The artists, all picked by Bhambri from among his enduring favourites, belong to the VAG stable, and have made work (or chosen earlier ones from private and personal collections) to respond to the crux of the concept note: “Why do some relationships struggle with naming and why are so many relationships still unnamed?” Primarily painters, some of the featured artists have paired a new work with older one. Sudhir Patwardhan, best known as the great chronicler of modern Bombay (now Mumbai), is a case in point. His realistic pastel portraits of couples (dating back to 1990) are thrown into sharp relief by his 2021 acrylic Forest, where the literalism of human presence gets subsumed by metaphorical forces.

'Tree Lover' (2021) by Anju Dodiya.
'Tree Lover' (2021) by Anju Dodiya. (Vadehra Art Gallery)
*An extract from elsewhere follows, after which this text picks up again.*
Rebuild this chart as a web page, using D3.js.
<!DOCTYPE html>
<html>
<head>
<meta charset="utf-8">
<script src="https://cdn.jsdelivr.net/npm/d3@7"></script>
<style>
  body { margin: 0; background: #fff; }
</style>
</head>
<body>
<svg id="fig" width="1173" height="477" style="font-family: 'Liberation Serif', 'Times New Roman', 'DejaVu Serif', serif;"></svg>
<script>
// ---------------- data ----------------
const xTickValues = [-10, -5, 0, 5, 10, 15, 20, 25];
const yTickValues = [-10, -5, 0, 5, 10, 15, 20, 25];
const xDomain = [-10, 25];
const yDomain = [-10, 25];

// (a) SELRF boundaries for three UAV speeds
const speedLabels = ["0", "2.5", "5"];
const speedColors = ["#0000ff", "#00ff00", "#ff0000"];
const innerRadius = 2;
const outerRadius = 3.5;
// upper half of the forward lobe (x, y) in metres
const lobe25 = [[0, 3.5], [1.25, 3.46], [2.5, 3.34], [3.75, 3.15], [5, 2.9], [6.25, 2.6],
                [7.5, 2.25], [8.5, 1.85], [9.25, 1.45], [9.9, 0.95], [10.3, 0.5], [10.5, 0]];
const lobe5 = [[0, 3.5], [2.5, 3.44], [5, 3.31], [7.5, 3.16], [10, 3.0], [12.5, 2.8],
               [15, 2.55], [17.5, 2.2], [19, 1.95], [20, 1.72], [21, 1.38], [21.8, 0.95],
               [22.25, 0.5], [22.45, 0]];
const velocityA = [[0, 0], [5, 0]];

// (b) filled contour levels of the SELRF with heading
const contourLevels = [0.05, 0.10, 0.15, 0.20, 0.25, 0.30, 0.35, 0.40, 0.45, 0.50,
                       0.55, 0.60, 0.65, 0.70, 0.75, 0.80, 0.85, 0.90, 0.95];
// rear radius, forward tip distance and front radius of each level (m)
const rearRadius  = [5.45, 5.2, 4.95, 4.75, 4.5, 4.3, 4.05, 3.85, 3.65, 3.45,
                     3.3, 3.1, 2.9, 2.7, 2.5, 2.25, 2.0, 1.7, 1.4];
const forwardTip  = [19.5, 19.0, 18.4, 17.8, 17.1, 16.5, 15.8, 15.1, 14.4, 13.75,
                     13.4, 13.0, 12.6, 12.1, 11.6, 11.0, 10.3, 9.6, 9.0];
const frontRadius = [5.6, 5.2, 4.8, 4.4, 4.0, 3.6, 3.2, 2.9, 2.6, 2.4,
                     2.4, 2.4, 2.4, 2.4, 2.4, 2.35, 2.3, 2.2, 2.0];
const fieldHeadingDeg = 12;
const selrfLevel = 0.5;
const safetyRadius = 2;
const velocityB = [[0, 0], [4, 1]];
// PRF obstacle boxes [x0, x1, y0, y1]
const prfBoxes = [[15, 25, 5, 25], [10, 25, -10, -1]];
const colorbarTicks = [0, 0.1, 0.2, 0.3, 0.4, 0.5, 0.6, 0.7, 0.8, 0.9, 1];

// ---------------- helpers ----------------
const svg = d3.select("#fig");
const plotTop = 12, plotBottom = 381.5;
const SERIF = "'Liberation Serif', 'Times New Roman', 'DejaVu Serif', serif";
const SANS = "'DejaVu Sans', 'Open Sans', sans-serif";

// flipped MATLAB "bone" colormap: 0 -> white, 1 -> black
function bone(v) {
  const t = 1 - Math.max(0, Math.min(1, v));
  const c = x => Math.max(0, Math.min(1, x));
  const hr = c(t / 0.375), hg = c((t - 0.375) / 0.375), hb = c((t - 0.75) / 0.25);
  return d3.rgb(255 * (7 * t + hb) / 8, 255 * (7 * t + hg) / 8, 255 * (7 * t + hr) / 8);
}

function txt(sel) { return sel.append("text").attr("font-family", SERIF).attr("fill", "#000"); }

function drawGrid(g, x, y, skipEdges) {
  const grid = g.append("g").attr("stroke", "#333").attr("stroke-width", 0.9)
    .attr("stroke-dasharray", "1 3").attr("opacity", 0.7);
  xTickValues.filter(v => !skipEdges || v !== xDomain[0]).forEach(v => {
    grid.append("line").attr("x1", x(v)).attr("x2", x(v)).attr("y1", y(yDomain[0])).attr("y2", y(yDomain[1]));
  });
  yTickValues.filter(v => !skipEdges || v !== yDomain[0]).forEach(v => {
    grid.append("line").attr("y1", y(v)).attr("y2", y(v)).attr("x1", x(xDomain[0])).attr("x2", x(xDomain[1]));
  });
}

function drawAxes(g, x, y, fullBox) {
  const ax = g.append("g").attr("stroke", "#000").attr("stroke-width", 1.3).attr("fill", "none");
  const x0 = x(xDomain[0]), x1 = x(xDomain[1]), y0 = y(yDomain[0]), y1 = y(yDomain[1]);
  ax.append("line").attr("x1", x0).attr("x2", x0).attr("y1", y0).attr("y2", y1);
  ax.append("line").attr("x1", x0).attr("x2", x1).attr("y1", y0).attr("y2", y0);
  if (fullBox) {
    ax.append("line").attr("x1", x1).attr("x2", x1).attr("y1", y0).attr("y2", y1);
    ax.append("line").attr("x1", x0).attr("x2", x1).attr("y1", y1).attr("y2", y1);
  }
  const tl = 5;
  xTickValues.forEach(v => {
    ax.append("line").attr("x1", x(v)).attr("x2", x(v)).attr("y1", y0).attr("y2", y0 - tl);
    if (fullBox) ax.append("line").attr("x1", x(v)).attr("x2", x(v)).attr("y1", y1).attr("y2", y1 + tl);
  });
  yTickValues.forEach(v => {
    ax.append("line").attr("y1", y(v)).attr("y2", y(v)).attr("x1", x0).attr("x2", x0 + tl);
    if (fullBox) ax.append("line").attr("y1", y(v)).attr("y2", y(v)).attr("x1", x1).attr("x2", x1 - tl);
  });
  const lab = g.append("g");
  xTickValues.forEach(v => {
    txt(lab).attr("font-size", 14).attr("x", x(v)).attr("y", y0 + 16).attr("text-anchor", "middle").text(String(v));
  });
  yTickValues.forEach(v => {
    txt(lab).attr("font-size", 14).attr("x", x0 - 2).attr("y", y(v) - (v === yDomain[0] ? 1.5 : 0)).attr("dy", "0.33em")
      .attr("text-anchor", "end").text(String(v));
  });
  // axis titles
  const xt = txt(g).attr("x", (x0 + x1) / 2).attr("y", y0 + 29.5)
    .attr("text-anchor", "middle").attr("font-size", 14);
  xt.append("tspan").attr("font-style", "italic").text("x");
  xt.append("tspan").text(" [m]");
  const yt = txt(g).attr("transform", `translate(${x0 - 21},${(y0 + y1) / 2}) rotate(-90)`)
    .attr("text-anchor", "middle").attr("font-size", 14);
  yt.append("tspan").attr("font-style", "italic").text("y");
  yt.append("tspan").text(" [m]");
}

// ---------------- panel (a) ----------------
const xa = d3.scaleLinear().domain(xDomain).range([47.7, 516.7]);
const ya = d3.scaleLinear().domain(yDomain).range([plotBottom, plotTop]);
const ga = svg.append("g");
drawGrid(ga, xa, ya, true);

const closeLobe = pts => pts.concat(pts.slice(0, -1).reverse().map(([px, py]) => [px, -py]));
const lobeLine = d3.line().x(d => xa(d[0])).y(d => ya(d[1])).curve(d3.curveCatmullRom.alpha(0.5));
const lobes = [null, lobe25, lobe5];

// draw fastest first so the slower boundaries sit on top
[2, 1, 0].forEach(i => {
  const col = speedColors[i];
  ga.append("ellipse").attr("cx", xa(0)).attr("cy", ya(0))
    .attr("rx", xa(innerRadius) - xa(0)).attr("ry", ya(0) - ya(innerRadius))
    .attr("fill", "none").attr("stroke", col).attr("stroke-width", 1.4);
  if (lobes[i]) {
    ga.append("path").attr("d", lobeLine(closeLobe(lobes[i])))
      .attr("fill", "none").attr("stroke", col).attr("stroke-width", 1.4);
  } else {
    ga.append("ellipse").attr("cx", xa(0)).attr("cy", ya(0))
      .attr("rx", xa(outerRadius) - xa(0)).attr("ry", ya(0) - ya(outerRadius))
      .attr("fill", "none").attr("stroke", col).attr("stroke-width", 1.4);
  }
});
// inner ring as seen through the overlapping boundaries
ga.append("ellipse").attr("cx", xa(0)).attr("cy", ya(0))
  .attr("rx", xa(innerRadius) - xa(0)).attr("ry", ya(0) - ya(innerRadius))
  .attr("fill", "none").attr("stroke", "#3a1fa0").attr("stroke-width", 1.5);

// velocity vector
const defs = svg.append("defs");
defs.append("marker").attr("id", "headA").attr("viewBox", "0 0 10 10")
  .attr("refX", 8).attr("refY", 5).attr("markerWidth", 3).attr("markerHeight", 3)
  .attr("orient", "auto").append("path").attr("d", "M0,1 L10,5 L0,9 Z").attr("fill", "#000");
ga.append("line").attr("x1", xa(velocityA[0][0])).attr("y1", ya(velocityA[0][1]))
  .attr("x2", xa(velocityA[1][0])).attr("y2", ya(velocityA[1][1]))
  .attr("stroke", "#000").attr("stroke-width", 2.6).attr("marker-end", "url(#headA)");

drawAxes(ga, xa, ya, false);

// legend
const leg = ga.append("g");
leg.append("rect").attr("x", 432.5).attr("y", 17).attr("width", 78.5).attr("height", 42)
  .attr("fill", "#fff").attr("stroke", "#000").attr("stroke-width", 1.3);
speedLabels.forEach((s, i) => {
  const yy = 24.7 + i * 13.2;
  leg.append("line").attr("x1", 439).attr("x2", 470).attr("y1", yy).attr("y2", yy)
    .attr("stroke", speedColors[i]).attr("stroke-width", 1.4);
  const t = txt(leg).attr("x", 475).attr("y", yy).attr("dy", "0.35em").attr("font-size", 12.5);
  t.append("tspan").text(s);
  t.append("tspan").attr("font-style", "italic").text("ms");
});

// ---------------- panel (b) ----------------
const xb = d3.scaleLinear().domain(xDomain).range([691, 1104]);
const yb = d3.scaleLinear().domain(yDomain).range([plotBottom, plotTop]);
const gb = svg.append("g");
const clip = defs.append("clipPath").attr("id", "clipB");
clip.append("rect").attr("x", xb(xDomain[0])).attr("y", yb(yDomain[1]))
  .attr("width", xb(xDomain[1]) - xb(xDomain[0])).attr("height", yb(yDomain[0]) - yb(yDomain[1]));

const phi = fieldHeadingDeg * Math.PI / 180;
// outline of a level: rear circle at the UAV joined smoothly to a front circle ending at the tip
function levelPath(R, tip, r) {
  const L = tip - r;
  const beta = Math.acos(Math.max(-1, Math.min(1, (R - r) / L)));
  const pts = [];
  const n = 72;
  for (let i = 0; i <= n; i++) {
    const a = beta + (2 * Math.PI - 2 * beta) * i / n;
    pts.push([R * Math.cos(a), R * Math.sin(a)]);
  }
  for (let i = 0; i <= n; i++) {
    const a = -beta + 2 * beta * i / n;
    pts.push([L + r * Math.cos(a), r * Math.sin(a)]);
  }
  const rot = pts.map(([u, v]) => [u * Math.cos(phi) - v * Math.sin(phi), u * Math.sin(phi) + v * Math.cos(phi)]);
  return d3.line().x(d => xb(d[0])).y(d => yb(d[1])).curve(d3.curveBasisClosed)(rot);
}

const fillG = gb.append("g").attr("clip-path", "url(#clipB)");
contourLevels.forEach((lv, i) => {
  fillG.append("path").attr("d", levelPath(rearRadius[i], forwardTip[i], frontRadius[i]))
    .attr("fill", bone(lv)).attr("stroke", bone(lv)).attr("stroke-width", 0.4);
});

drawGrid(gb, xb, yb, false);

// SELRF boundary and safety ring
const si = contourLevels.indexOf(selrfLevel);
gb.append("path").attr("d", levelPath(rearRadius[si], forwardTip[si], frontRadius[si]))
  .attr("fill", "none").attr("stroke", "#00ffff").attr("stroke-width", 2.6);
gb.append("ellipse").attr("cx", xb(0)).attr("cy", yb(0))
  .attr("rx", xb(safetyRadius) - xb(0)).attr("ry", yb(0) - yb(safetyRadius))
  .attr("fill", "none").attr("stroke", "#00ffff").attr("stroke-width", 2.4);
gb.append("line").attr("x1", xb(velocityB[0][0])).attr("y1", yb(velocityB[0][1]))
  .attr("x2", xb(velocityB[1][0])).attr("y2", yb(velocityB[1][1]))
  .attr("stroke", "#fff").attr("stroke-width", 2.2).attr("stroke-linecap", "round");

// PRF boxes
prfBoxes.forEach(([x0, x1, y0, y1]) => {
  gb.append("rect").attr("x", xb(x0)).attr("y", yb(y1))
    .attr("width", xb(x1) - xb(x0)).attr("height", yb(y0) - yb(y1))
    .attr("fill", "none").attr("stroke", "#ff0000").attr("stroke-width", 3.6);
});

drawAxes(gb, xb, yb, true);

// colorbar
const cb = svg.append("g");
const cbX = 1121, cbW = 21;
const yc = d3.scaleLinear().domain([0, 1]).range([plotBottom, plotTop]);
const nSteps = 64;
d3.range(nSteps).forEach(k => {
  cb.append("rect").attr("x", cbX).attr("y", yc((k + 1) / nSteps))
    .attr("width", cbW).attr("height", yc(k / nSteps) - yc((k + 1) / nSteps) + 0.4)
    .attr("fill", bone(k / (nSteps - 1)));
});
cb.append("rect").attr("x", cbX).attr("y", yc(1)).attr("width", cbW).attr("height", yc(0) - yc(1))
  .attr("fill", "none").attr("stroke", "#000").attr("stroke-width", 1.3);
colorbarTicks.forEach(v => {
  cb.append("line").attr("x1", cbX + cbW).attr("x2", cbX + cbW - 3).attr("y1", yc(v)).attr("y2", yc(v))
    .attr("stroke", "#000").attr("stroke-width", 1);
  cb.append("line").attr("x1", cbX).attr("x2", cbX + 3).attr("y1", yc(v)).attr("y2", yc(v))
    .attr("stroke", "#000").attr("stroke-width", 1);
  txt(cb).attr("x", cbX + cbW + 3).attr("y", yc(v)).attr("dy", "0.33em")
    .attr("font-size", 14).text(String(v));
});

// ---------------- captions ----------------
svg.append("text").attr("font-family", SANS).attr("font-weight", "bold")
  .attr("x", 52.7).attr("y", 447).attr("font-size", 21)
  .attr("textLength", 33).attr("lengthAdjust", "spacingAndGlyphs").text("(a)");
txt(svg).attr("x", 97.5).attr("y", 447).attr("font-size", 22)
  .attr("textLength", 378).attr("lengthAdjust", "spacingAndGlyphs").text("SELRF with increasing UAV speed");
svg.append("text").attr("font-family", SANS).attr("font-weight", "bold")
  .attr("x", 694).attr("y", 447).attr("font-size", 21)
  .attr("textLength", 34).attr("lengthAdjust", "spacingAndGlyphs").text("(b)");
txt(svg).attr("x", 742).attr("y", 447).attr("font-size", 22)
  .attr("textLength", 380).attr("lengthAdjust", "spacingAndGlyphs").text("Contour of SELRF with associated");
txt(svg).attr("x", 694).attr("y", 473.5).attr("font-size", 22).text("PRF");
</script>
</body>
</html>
Arpita Singh’s luminous watercolour of a pair of birds from 2010 is a far cry from her latest painting, Harbour, where broken words, distorted human forms, and crumbling buildings are entangled in crimson pain. Anju and Atul Dodiya also frame dialogues between their past and present imaginaries. Anju’s Tree Lover (2021), presented on fabric stretched across a padded board, resonates with a sense of loss that is more universal than human mortality. As opposed to her wispy figures and scenes of natural destruction, Atul’s watercolour Fucking Ancestors (2007), throbbing with a robust carnal energy, is a more wholesome take on love and relationships.
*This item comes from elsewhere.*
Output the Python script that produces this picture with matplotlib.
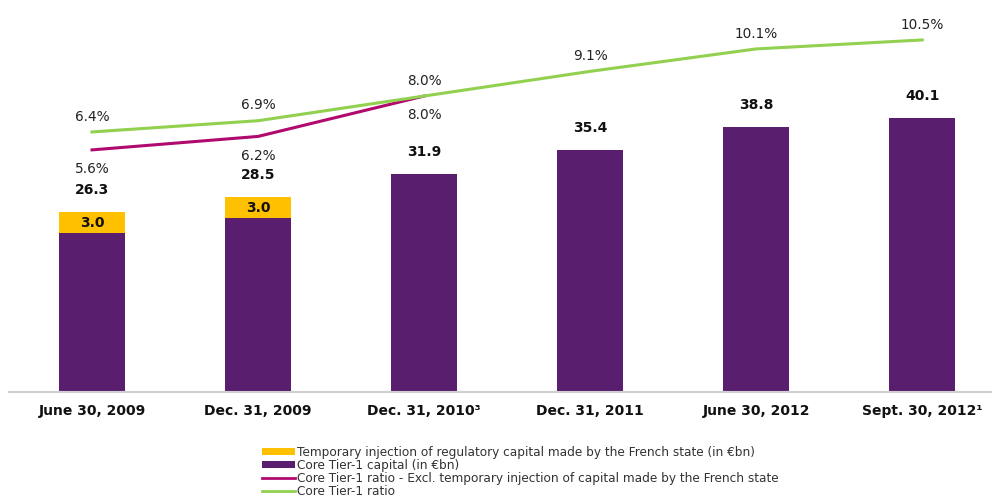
import matplotlib.pyplot as plt
from matplotlib.patches import Patch
from matplotlib.lines import Line2D
import numpy as np

# Data
periods = ['June 30, 2009', 'Dec. 31, 2009', 'Dec. 31, 2010³', 'Dec. 31, 2011',
           'June 30, 2012', 'Sept. 30, 2012¹']
core_capital = [23.3, 25.5, 31.9, 35.4, 38.8, 40.1]
state_injection = [3.0, 3.0, 0.0, 0.0, 0.0, 0.0]
ratio = [6.4, 6.9, 8.0, 9.1, 10.1, 10.5]
ratio_excl = [5.6, 6.2, 8.0]

# Colours
purple = '#5A1E6F'
yellow = '#FFC000'
magenta = '#B00A6E'
green = '#92D050'

fig = plt.figure(figsize = (9.92, 4.97), dpi = 100)
ax = fig.add_axes([9/992, 105/497, 1 - 9/992, 392/497])

x = np.arange(len(periods))
ax.bar(x, core_capital, 0.4, color = purple, zorder = 2)
ax.bar(x, state_injection, 0.4, bottom = core_capital, color = yellow, zorder = 2)

totals = [c + s for c, s in zip(core_capital, state_injection)]
for i in range(len(periods)):
    ax.annotate(f'{totals[i]:.1f}', (x[i], totals[i]), xytext = (0, 16), textcoords = 'offset points',
                ha = 'center', va = 'center', fontsize = 10, fontweight = 'bold', color = '#111111')
    if state_injection[i] > 0:
        ax.text(x[i], core_capital[i] + state_injection[i]/2, f'{state_injection[i]:.1f}',
                ha = 'center', va = 'center', fontsize = 10, fontweight = 'bold', color = '#111111', zorder = 3)

ax.set_xlim(-0.5, 5.42)
ax.set_ylim(0, 57.4)
ax.set_xticks(x)
ax.set_xticklabels(periods, fontsize = 10, fontweight = 'bold', color = '#111111')
ax.tick_params(axis = 'x', length = 0, pad = 8.5)
ax.set_yticks([])
for side in ['top', 'right', 'left']:
    ax.spines[side].set_visible(False)
ax.spines['bottom'].set_color('#D0D0D0')
ax.spines['bottom'].set_linewidth(1.5)

# Ratios on a hidden secondary axis
ax2 = ax.twinx()
ax2.plot(x[:len(ratio_excl)], ratio_excl, color = magenta, linewidth = 2.2)
ax2.plot(x, ratio, color = green, linewidth = 2.2)
ax2.set_ylim(-5.19, 12.28)
ax2.axis('off')

for i, v in enumerate(ratio):
    ax2.annotate(f'{v:.1f}%', (x[i], v), xytext = (0, 11), textcoords = 'offset points',
                 ha = 'center', va = 'center', fontsize = 9.8, color = '#222222')
for i, v in enumerate(ratio_excl):
    ax2.annotate(f'{v:.1f}%', (x[i], v), xytext = (0, -14), textcoords = 'offset points',
                 ha = 'center', va = 'center', fontsize = 9.8, color = '#222222')

legend_elements = [Patch(facecolor = yellow, label = 'Temporary injection of regulatory capital made by the French state (in €bn)'),
                   Patch(facecolor = purple, label = 'Core Tier-1 capital (in €bn)'),
                   Line2D([0], [0], color = magenta, linewidth = 2, label = 'Core Tier-1 ratio - Excl. temporary injection of capital made by the French state'),
                   Line2D([0], [0], color = green, linewidth = 2, label = 'Core Tier-1 ratio')]

fig.legend(handles = legend_elements, loc = 'upper left', bbox_to_anchor = (262/992, 1 - 446/497),
           frameon = False, fontsize = 8.7, labelspacing = 0.0, handlelength = 2.7, handleheight = 0.5,
           handletextpad = 0.2, borderpad = 0, borderaxespad = 0, labelcolor = '#333333')

plt.savefig('out.png', dpi = 100)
In the works of the other artists—Shilpa Gupta, NS Harsha, Gieve Patel, and Sunil Gupta—conceptual ideas intersect with sensual figuration. Especially Altered Inheritances: 100 (Last Names) Stories by Shilpa strikes out with its ambitious sprawl, where origin stories negotiate for meaning with notions of belonging.

Call Me by Your Name is on till 13 August at Vadehra Art Gallery D-53 Defence Colony, New Delhi.